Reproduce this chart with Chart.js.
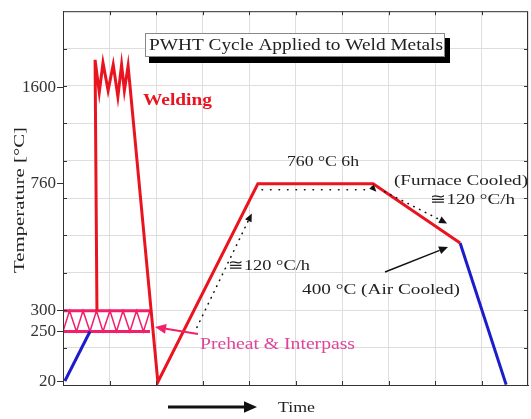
<!DOCTYPE html>
<html lang="en">
  <head>
    <meta charset="UTF-8" />
    <title>PWHT Cycle</title>
    <script src="https://cdn.jsdelivr.net/npm/chart.js"></script>
    <style>
      body {
        margin: 0;
        padding: 0;
        background: #fff;
      }
      canvas {
        display: block;
      }
    </style>
  </head>
  <body>
    <canvas id="pwhtChart" width="531" height="419"></canvas>

    <script>
      // time axis is schematic (grid units 0..10), temperatures in degC
      const tempTicks = [20, 250, 300, 760, 1600];

      const preheatTime = [0.04, 0.58];
      const preheatTemp = [20, 250];

      const cycleTime = [0.73, 0.69, 0.78, 0.86, 0.97, 1.08, 1.18, 1.26, 1.32, 1.4, 2.04, 4.19, 6.67, 8.54];
      const cycleTemp = [300, 1842, 1557, 1816, 1574, 1800, 1520, 1800, 1574, 1790, 15, 760, 760, 545];

      const airTime = [8.54, 9.53];
      const airTemp = [545, 2];

      const bandTime = [0, 1.87];
      const bandTop = [300, 300];
      const bandBottom = [250, 250];

      const zigTime = [0, 0.14, 0.29, 0.43, 0.58, 0.72, 0.86, 1.01, 1.15, 1.29, 1.44, 1.58, 1.73, 1.87];
      const zigTemp = [250, 300, 250, 300, 250, 300, 250, 300, 250, 300, 250, 300, 250, 300];

      // the temperature axis is broken: each label sits at its own height
      const axisTemps = [0, 20, 250, 300, 760, 1600, 2267];
      const axisFracs = [0, 0.0106, 0.1432, 0.1989, 0.5385, 0.7958, 1];

      function tempToFrac(t) {
        for (let i = 1; i < axisTemps.length; i++) {
          if (t <= axisTemps[i] || i === axisTemps.length - 1) {
            const k = (t - axisTemps[i - 1]) / (axisTemps[i] - axisTemps[i - 1]);
            return axisFracs[i - 1] + k * (axisFracs[i] - axisFracs[i - 1]);
          }
        }
      }
      function fracToTemp(f) {
        for (let i = 1; i < axisFracs.length; i++) {
          if (f <= axisFracs[i] || i === axisFracs.length - 1) {
            const k = (f - axisFracs[i - 1]) / (axisFracs[i] - axisFracs[i - 1]);
            return axisTemps[i - 1] + k * (axisTemps[i] - axisTemps[i - 1]);
          }
        }
      }

      class TempScale extends Chart.LinearScale {
        getPixelForValue(v) {
          return this.getPixelForDecimal(tempToFrac(v));
        }
        getValueForPixel(p) {
          return fracToTemp(this.getDecimalForPixel(p));
        }
      }
      TempScale.id = "temp";
      TempScale.defaults = {};
      Chart.register(TempScale);

      const RED = "#ea1420";
      const BLUE = "#1c1ccc";
      const PINK = "#f2206a";
      const SERIF = "'Liberation Serif', 'Times New Roman', serif";

      function pts(xs, ys) {
        return xs.map((x, i) => ({ x: x, y: ys[i] }));
      }

      function line(data, color, width) {
        return {
          data: data,
          borderColor: color,
          borderWidth: width,
          pointRadius: 0,
          tension: 0,
          fill: false,
          yAxisID: "y",
        };
      }

      // text squeezed/stretched to the width it has in the picture
      function text(ctx, str, x, y, size, w, color, opts) {
        opts = opts || {};
        ctx.save();
        ctx.font = (opts.bold ? "bold " : "") + size + "px " + SERIF;
        ctx.fillStyle = color;
        ctx.textBaseline = "middle";
        ctx.textAlign = "left";
        const m = ctx.measureText(str).width;
        ctx.translate(x, y);
        if (opts.rotate) ctx.rotate(opts.rotate);
        ctx.scale(w / m, 1);
        ctx.fillText(str, opts.center ? -m / 2 : 0, 0);
        ctx.restore();
      }

      function arrow(ctx, x1, y1, x2, y2, color, width, head, dash) {
        const a = Math.atan2(y2 - y1, x2 - x1);
        const bx = x2 - head * Math.cos(a);
        const by = y2 - head * Math.sin(a);
        ctx.save();
        ctx.strokeStyle = color;
        ctx.fillStyle = color;
        ctx.lineWidth = width;
        if (dash) {
          ctx.setLineDash(dash);
          ctx.lineCap = "round";
        }
        ctx.beginPath();
        ctx.moveTo(x1, y1);
        ctx.lineTo(bx, by);
        ctx.stroke();
        ctx.setLineDash([]);
        const hw = head * 0.45;
        ctx.beginPath();
        ctx.moveTo(x2, y2);
        ctx.lineTo(bx + hw * Math.sin(a), by - hw * Math.cos(a));
        ctx.lineTo(bx - hw * Math.sin(a), by + hw * Math.cos(a));
        ctx.closePath();
        ctx.fill();
        ctx.restore();
      }

      const framePlugin = {
        id: "frame",
        afterDraw(chart) {
          const ctx = chart.ctx;
          const a = chart.chartArea;
          const xs = chart.scales.x;
          const ys = chart.scales.g;
          ctx.save();
          ctx.strokeStyle = "#333";
          ctx.lineWidth = 1;
          ctx.strokeRect(a.left + 0.5, a.top + 0.5, a.right - a.left - 1, a.bottom - a.top);
          // small inner ticks on every side
          ctx.beginPath();
          for (let i = 1; i < 10; i++) {
            const px = Math.round(xs.getPixelForValue(i)) + 0.5;
            ctx.moveTo(px, a.top);
            ctx.lineTo(px, a.top + 4);
            ctx.moveTo(px, a.bottom);
            ctx.lineTo(px, a.bottom - 4);
            const py = Math.round(ys.getPixelForValue(i)) + 0.5;
            ctx.moveTo(a.left, py);
            ctx.lineTo(a.left + 4, py);
            ctx.moveTo(a.right, py);
            ctx.lineTo(a.right - 4, py);
          }
          ctx.stroke();
          ctx.restore();
        },
      };

      const notesPlugin = {
        id: "notes",
        afterDatasetsDraw(chart) {
          const ctx = chart.ctx;
          const X = (v) => chart.scales.x.getPixelForValue(v);
          const Y = (v) => chart.scales.y.getPixelForValue(v);

          // title box with drop shadow
          ctx.save();
          ctx.fillStyle = "#000";
          ctx.fillRect(149, 38, 301, 25);
          ctx.fillStyle = "#fff";
          ctx.fillRect(145, 33, 300, 24);
          ctx.strokeStyle = "#888";
          ctx.lineWidth = 1;
          ctx.strokeRect(145.5, 33.5, 299, 23);
          ctx.restore();
          text(ctx, "PWHT Cycle Applied to Weld Metals", 149, 46, 16, 294, "#222");

          text(ctx, "Welding", 143, 101, 17, 69, RED, { bold: true });
          text(ctx, "760 \u00B0C 6h", 287, 162, 15, 72, "#222");
          text(ctx, "(Furnace Cooled)", 394, 181, 15, 134, "#222");
          text(ctx, "\u2245120 \u00B0C/h", 430, 200, 15, 85, "#222");
          text(ctx, "\u2245120 \u00B0C/h", 228, 266, 15, 82, "#222");
          text(ctx, "400 \u00B0C (Air Cooled)", 302, 290, 15, 158, "#222");
          text(ctx, "Preheat & Interpass", 200, 345, 16, 155, "#e0449a");
          text(ctx, "Time", 278, 408, 15, 37, "#222");
          text(ctx, "Temperature [\u00B0C]", 20, 200, 15, 146, "#222", {
            rotate: -Math.PI / 2,
            center: true,
          });

          // dotted guides along the heating, hold and cooling legs
          arrow(ctx, X(2.88), Y(260), X(4.06), Y(652), "#111", 1.6, 8, [0.5, 6]);
          ctx.save();
          ctx.strokeStyle = "#111";
          ctx.lineWidth = 1.6;
          ctx.lineCap = "round";
          ctx.setLineDash([0.5, 8]);
          ctx.beginPath();
          ctx.moveTo(X(4.28), Y(738));
          ctx.lineTo(X(6.6), Y(738));
          ctx.stroke();
          ctx.restore();
          arrow(ctx, X(6.7), Y(738), X(6.74), Y(731), "#111", 1, 7);
          arrow(ctx, X(6.92), Y(731), X(8.26), Y(616), "#111", 1.6, 8, [0.5, 6]);

          // pointer to the cooling knee
          arrow(ctx, 385, 272, 448, 247, "#111", 1.4, 9);
          // preheat pointer
          arrow(ctx, 198, 334, 155, 327, PINK, 2, 11);
          // time arrow
          arrow(ctx, 168, 407, 257, 407, "#111", 3, 13);
        },
      };

      const ctx = document.getElementById("pwhtChart").getContext("2d");
      new Chart(ctx, {
        type: "line",
        data: {
          datasets: [
            line(pts(cycleTime, cycleTemp), RED, 3),
            line(pts(airTime, airTemp), BLUE, 3),
            line(pts(preheatTime, preheatTemp), BLUE, 3),
            line(pts(bandTime, bandTop), PINK, 3),
            line(pts(bandTime, bandBottom), PINK, 3),
            line(pts(zigTime, zigTemp), PINK, 1.5),
          ],
        },
        options: {
          responsive: false,
          animation: false,
          events: [],
          layout: { padding: { top: 8, right: 3, left: 0, bottom: 0 } },
          plugins: {
            legend: { display: false },
            tooltip: { enabled: false },
          },
          scales: {
            x: {
              type: "linear",
              min: 0,
              max: 10,
              ticks: { display: false, stepSize: 1 },
              grid: { color: "#dedede", drawTicks: false },
              border: { color: "#333", width: 1 },
              afterFit: (s) => {
                s.height = 34;
              },
            },
            y: {
              type: "temp",
              position: "left",
              min: 0,
              max: 2267,
              afterBuildTicks: (s) => {
                s.ticks = tempTicks.map((v) => ({ value: v }));
              },
              ticks: {
                autoSkip: false,
                color: "#333",
                padding: 1,
                font: { family: SERIF, size: 17 },
                callback: (v) => v,
              },
              grid: { drawOnChartArea: false, tickLength: 6, color: "#333" },
              border: { color: "#333", width: 1 },
              afterFit: (s) => {
                s.width = 63;
              },
            },
            g: {
              type: "linear",
              position: "right",
              min: 0,
              max: 10,
              ticks: { display: false, stepSize: 1 },
              grid: { color: "#dedede", drawTicks: false },
              border: { display: false },
              afterFit: (s) => {
                s.width = 0;
              },
            },
          },
        },
        plugins: [framePlugin, notesPlugin],
      });
    </script>
  </body>
</html>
------------
■ Directive: From the first line above down to the line with "0.5385, 0.7958, 1];", reproduce every line and no others, omitting pictures.

■ Exercise output:
Reproduce this chart with Chart.js.
<!DOCTYPE html>
<html lang="en">
  <head>
    <meta charset="UTF-8" />
    <title>PWHT Cycle</title>
    <script src="https://cdn.jsdelivr.net/npm/chart.js"></script>
    <style>
      body {
        margin: 0;
        padding: 0;
        background: #fff;
      }
      canvas {
        display: block;
      }
    </style>
  </head>
  <body>
    <canvas id="pwhtChart" width="531" height="419"></canvas>

    <script>
      // time axis is schematic (grid units 0..10), temperatures in degC
      const tempTicks = [20, 250, 300, 760, 1600];

      const preheatTime = [0.04, 0.58];
      const preheatTemp = [20, 250];

      const cycleTime = [0.73, 0.69, 0.78, 0.86, 0.97, 1.08, 1.18, 1.26, 1.32, 1.4, 2.04, 4.19, 6.67, 8.54];
      const cycleTemp = [300, 1842, 1557, 1816, 1574, 1800, 1520, 1800, 1574, 1790, 15, 760, 760, 545];

      const airTime = [8.54, 9.53];
      const airTemp = [545, 2];

      const bandTime = [0, 1.87];
      const bandTop = [300, 300];
      const bandBottom = [250, 250];

      const zigTime = [0, 0.14, 0.29, 0.43, 0.58, 0.72, 0.86, 1.01, 1.15, 1.29, 1.44, 1.58, 1.73, 1.87];
      const zigTemp = [250, 300, 250, 300, 250, 300, 250, 300, 250, 300, 250, 300, 250, 300];

      // the temperature axis is broken: each label sits at its own height
      const axisTemps = [0, 20, 250, 300, 760, 1600, 2267];
      const axisFracs = [0, 0.0106, 0.1432, 0.1989, 0.5385, 0.7958, 1];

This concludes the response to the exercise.